Ignoring shipping costs
A $20 profit on a $50 item disappears when shipping costs $15. Calculate the all-in cost before buying, especially for heavy items.
Overgrading condition
Describing a "Good" item as "Excellent" leads to returns, negative feedback, and wasted shipping costs. Grade honestly and let the price reflect reality.
Sitting on inventory instead of listing
An item in a storage bin making no money. Your goal is to list consistently. A mediocre listing today beats a perfect listing next month.
Emotional buying
Just because you think something is cool does not mean it sells. Let the comps decide, not your feelings.
Your First Week: Getting Started Checklist
- 1
Pick one category
Choose clothing, books, electronics, or housewares. Stick with one for your first 30 days.
- 2
Set up your selling account
Create an eBay account. Complete your profile, set up payment processing, and familiarize yourself with the listing interface.
- 3
Go on your first sourcing trip
Visit 2-3 thrift stores. Do not buy anything on your first trip. Just practice checking comps and recognizing brands.
- 4
Buy 5-10 items with strong comps
On your second trip, buy items where sold comps show clear profit after fees and shipping. Keep your total spend under $50.
- 5
Photograph and list everything
Take clear photos with good lighting. Write accurate titles with relevant keywords.
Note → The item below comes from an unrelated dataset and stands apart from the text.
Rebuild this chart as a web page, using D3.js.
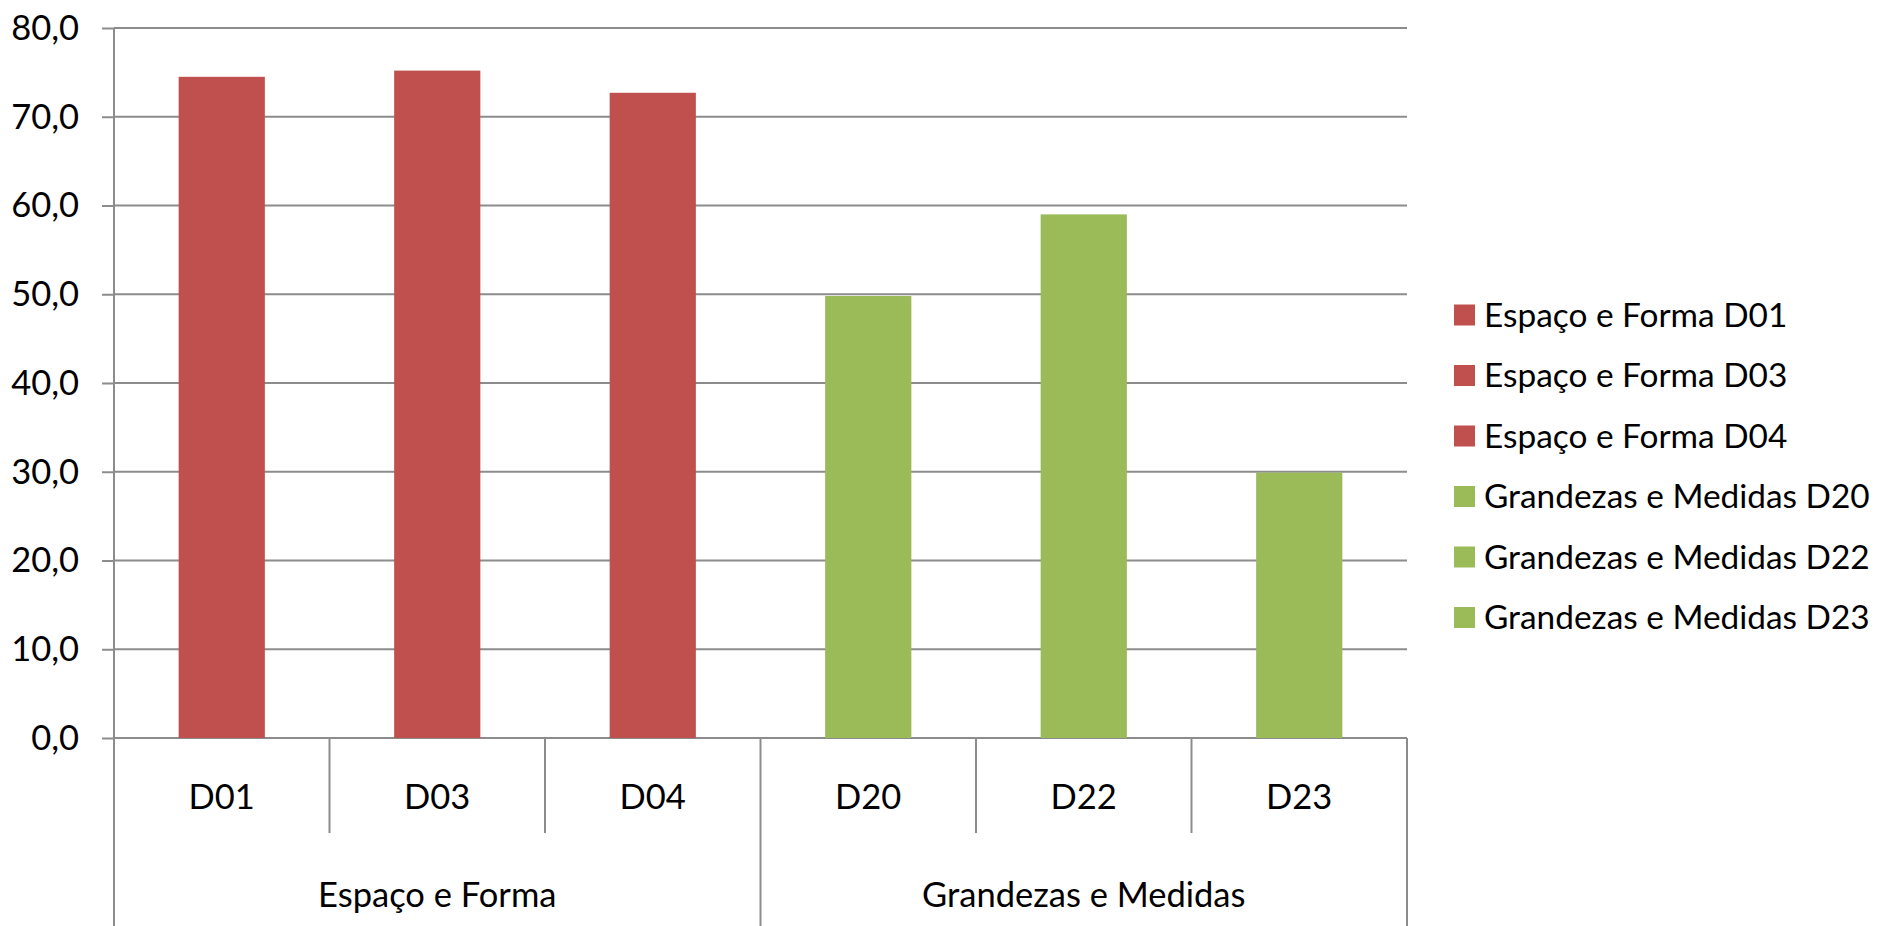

List everything within 48 hours of buying.
- 6
Ship your first sale
When it sells, ship within one business day. Package securely. Print your label through eBay for the cheapest rates.
- 7
Reinvest and repeat
Take your profit and buy more inventory. Track your numbers in a simple spreadsheet: cost, sell price, fees, profit.
Frequently Asked Questions
How much money do I need to start thrift flipping?
You can start with as little as $20-$50 in sourcing capital. Many successful resellers began by flipping items they already owned. Your biggest investment early on is time learning to identify value, not cash.
What are the best items to flip from thrift stores?
The highest-margin categories for beginners are vintage clothing (band tees, Levi's, branded outerwear), small electronics (vintage cameras, gaming consoles), books (first editions, textbooks), and cast iron cookware. Focus on one category first and learn it deeply.
Which platform should I sell on first?
eBay is the best starting platform for most resellers because of its massive buyer base and sold comp data. Poshmark is strong for clothing. Mercari works well for general items under $50. Facebook Marketplace is best for large or heavy items you can sell locally.
How do I know if an item is worth buying to resell?
Check sold comps before you buy. On eBay, filter by "Sold Items" to see what identical or similar items actually sold for. Subtract the purchase price, platform fees (around 13% on eBay), and shipping costs. If the profit margin is 50% or higher, it is usually worth it.
How long does it take to make money thrift flipping?
Most beginners see their first sale within the first week of listing. Building consistent monthly income ($500-$1,000/month) typically takes 2-3 months of regular sourcing and listing. The key is volume: more listings means more sales.
Ready to Start?
The best time to start flipping was last year. The second best time is this week. Pick a category, hit a thrift store, and list your first five items.